━━ INFORMATION SUPPLIED

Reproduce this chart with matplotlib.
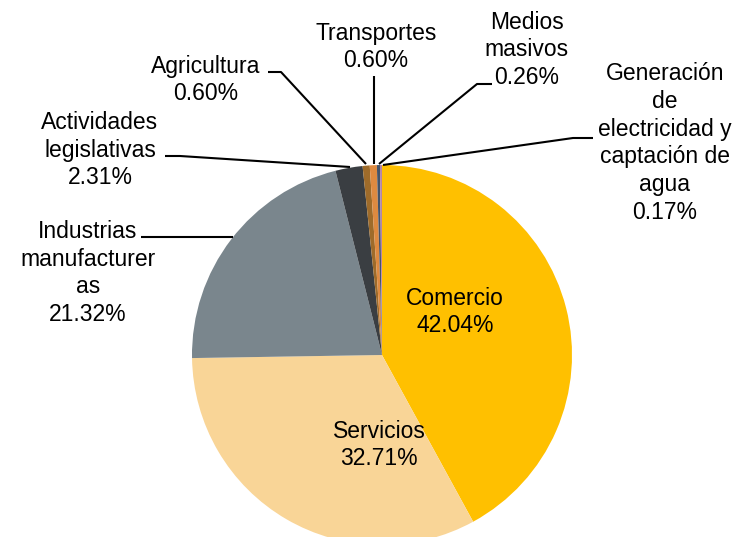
import matplotlib
matplotlib.use("Agg")
import matplotlib.pyplot as plt

# datos del grafico
sectores = ["Comercio", "Servicios", "Industrias\nmanufacturer\nas", "Actividades\nlegislativas",
            "Agricultura", "Transportes", "Medios\nmasivos",
            "Generación\nde\nelectricidad y\ncaptación de\nagua"]
porcentajes = [42.04, 32.71, 21.32, 2.31, 0.60, 0.60, 0.26, 0.17]
colores = ["#FFC000", "#F9D597", "#7A868D", "#3A3E42", "#9E6B2A", "#DE8A40", "#44546A", "#B585A8"]

W, H = 739, 537
fig = plt.figure(figsize=(W / 100, H / 100), dpi=100)
ax = fig.add_axes([0, 0, 1, 1])


def py(y):
    # pixel desde arriba -> coordenada de datos
    return H - y


cx, cy, r = 382, 355, 190
ax.pie(porcentajes, colors=colores, startangle=90, counterclock=False,
       center=(cx, py(cy)), radius=r, frame=True,
       wedgeprops=dict(linewidth=0))
ax.set_xlim(0, W)
ax.set_ylim(0, H)
ax.set_aspect("equal")
ax.axis("off")

fs = 16.5
fam = ["Liberation Sans", "DejaVu Sans"]


def etiqueta(i, x, y):
    txt = sectores[i] + "\n" + f"{porcentajes[i]:.2f}%"
    ax.text(x, py(y), txt, ha="center", va="center", fontsize=fs,
            family=fam, linespacing=1.27, color="black")


def linea(puntos):
    xs = [p[0] for p in puntos]
    ys = [py(p[1]) for p in puntos]
    ax.plot(xs, ys, color="black", linewidth=1.5, solid_capstyle="butt")


# etiquetas internas
etiqueta(0, 455, 312)
etiqueta(1, 379, 445)

# etiquetas externas con lineas guia
etiqueta(2, 88, 273)
linea([(141, 237), (233, 237)])

etiqueta(3, 100, 150)
linea([(165, 156), (180, 156), (350, 167)])

etiqueta(4, 206, 80)
linea([(268, 72), (281, 72), (366, 164)])

etiqueta(5, 376, 47)
linea([(374, 76), (374, 164)])

etiqueta(6, 527, 50)
linea([(492, 84), (477, 84), (379, 164)])

etiqueta(7, 665, 143)
linea([(383, 165), (573, 138), (593, 138)])

fig.savefig("out.png", dpi=100)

━━━━

◆ WHAT TO DO ◆
Leave out the pictures, then repeat the listing above exactly from its first line to the line with "import matplotlib.pyplot as plt", inclusive.

◆ RESULT OF THIS EXERCISE ◆
Reproduce this chart with matplotlib.
import matplotlib
matplotlib.use("Agg")
import matplotlib.pyplot as plt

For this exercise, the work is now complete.